The UK advert had the same message behind it – ‘can you believe these women can’t see how beautiful they are?’. What, you mean, after making Lynx adverts that depict the most desirable women in the world as being slim, tall, tanned with long hair, these ‘real’ women don’t think they’re beautiful – it truly is amazing, hey Dove?
That wasn’t my main annoyance with the advert, it was that they stopped pairs of women in the street and asked them what part of their friend’s body they envy – the ‘Beauty Spot’ campaign apparently. I just thought it was quite creepy – one woman out of a pair answered ‘I really like your bum’. Why should we have to be envious of each other’s bodies? I know that the message is ‘these women don’t realise they have really lovely body parts’, but I don’t like that we’re supposed to be envious of each other, or that we can’t just appreciate our own bodies. If I was stopped in the street, I’d be stumped to answer, not because my friends aren’t beautiful, but I’d find it easier to say I like her sense of humour or we have similar interests, not that I like her bum!
So what could Dove learn from a nursery class? Well, that there is no need to encourage people to compare themselves to other people (wanting to have someone else’s life is a sign of depression, stop it!) and that we should be happy being ourselves.

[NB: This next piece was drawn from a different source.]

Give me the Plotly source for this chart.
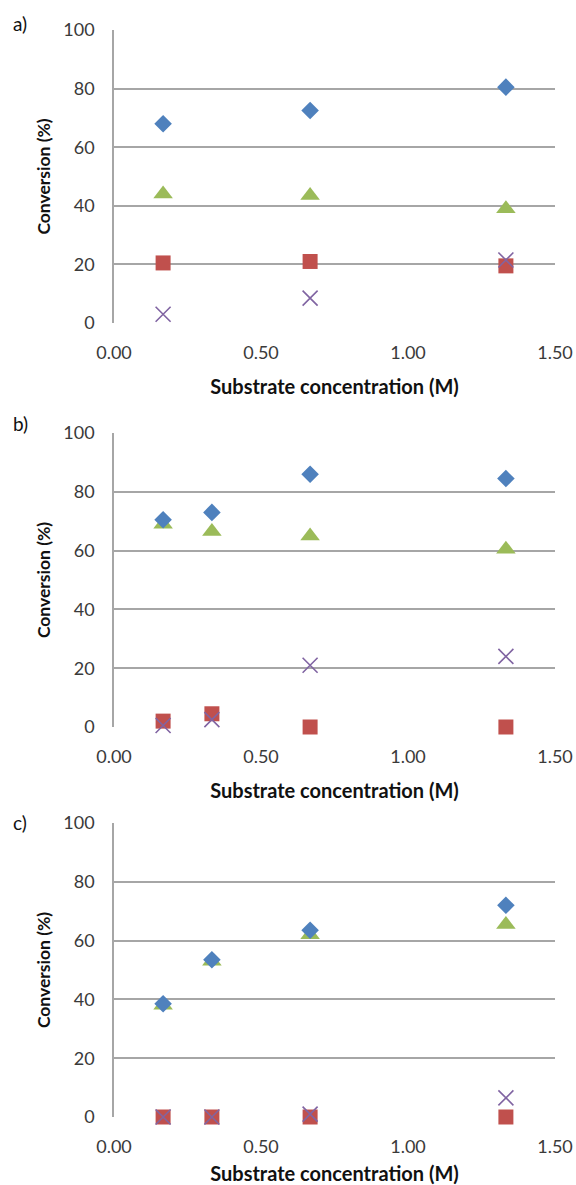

But telling women to love ourselves – throw caution to the wind and stop obsessing over our bodies, wouldn’t make the beauty industry into the multi-billion machine that it is today – the notion that there’s always something we could and should be doing to make ourselves more beautiful, and henceforth a better person is what keeps the industry alive.
If Dove truly cared about women and their self-image, they would take note of this nursery song my four year-old niece likes to sing, and stop trying to get us to compare our bodies (whether they’re counted as ‘real’ or otherwise):
‘1,2,3 it’s good to be me and I want the world to know it’s good to be me
I’m a special person and there’s only one of me
And no-one else is prouder of the person that is me!’